Muy a menudo, al ver una película viejuna, anterior al 1990, me viene a la cabeza el famoso verso de Manrique que preside este artículo. La nitidez de aquellos tiempos remotos no se puede comparar a la claridad actual de las películas rodadas en Imax, tampoco es justo poner los efectos especiales de entonces junto a las maravillas técnicas que generan los maestros del CGI. Pero, ¿qué más da todo eso cuando una película del 1978 rodada con una mísera fracción de lo que cuesta cualquier blockbuster les supera en alma y corazón?
Martin, del maestro Romero, es la incursión personal de un director obsesionado con darle la vuelta al cine de terror en el sobreexplotado mundo de los vampiros. El maestro crea una atmósfera onírica y tensa en la que incluso las secuencias más surreales extienden sus tentáculos de terror hasta el espectador. El gran misterio de la película no es descubrir quién es el vampiro o si los buenos conseguirán matarlo a tiempo; para empezar, en Martin no hay buenos y el misterio consiste en descubrir si el protagonista es un vampiro o sólo un desequilibrado psicópata más. La magia, el toque de calidad, la gracia de la película está en la manera que tiene Romero de abordar la cuestión, centrándose en los conflictos emocionales y las rarezas del protagonista en vez de en sus particularidades vampíricas.
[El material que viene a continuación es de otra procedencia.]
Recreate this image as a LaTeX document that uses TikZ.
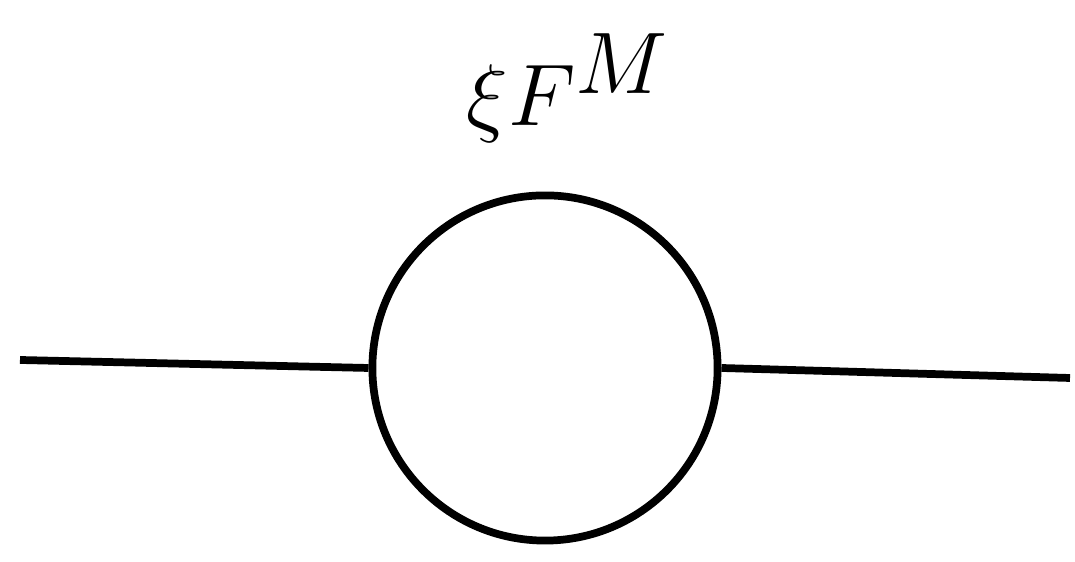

Resumiendo, Martin es una película realizada con verdadero amor y pasión para con la idea a ejecutar y eso se nota en todos y cada uno de los planos. Es cierto que los espectadores actuales pueden no estar acostumbrados a un ritmo un tanto distinto pero si te resistes a ver esta película, sea la que sea la razón que esgrimas, te estás haciendo un flaco favor.